A dirt lot across the street reflected in
the cafe window. The foundations of an old building snaked around
the inside edge of the lot, a few walls and rooms still intact.
From its hard-cornered U shape, it looked like it might once have been
a motel. An old sign marked the entrance to the lot, but I
couldn’t angle myself well enough in my seat to read what it
said. We paid and left, and I steered the car out of the cafe
parking lot and across the street.
From the front, the sign was even more
intriguing. Two metal posts rose about fifteen feet from a
weed-covered cement base. The left post canted at a slight
angle. At its top, it turned and crossed to the other post, the
intersection forming an arrow that pointed the way to the
building. Soldered between the posts were two square metal frames
which had once formed the face of the sign, the top frame a faded green
and the bottom a mixture of pink paint and grey metal underneath.
Rusted sockets that had once held neon tubing spelled a word in each
frame.
IDEAL MOTEL.
I stepped out of the car to get some
photographs. The December air was chilly, a sharp contrast to the
last time we had been here. I could see that the Ideal Motel’s
come-on-in arsenal had once
included a gas station in the courtyard, a nice way for the motel to
tell its customers “I know this is just a one-night stand. No
hard
feelings.” The motel had probably done well in its early years,
back
when motels were little more than roadside campgrounds and life on the
road was truly roughing-it. The sign proved photogenic. Its
paint had decayed, but not its spirit -- still flagging down motorists
with its now irrelevant boast.
Looking at the sign was like looking at a
previous year’s calendar -- both full of reminders significant only in
the past-tense. You could look at this sign and see only the
past, just a rusted reminder of what used to be. Or, I thought,
you could see hope. The sign was persistent, continuing to
fulfill its mission long after the motel it advertised had
vanished. Posts now rusting, its arrow now pointing to an empty
lot, the sign still managed to convey optimism, not irony.
In that faded optimism I suddenly found
Vaughn.
Vaughn was persistent in sticking to our
memories because we had done it a disservice. We were looking at
it, unfairly, in the negative, seeing only the rusted reminder of what
it meant to us and not the hope that existed here.

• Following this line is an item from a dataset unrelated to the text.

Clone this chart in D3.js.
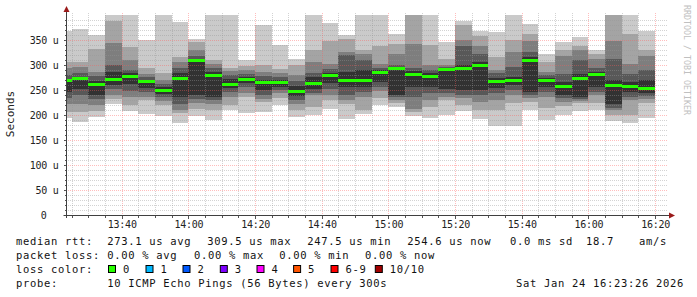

To us, Vaughn was
“the place we broke down.” The truth is, Vaughn was “the place
that helped us when we broke down.” What if Vaughn hadn’t come to
our rescue back then? What would have happened to us in that
heat?
Vaughn was not the terrible place where
my brother was stranded for three days in a snow storm. It was
the place he was lucky enough to drive into, that offered him food and
drinks and comfortable warm sheets, so that he could weather the winter
storm. It wasn’t a hotspot for truck breakdowns, it was the
friendly spot in the road where motorists in trouble could find their
salvation. This little town “just up aways” was the Clara Barton
of Highway 60.
We had misjudged Vaughn. To even the score, it
had decided to stick with us until we realized our mistake. The
proof of that was staring at me now, in faded green and pink and rusted
metal.
“Took you long enough,” the IDEAL MOTEL
seemed to say.
I nodded my respect to the sign. It
was unable to give up its past, but I could give up mine, and I vowed I
would. Vaughn and I were going to be good friends.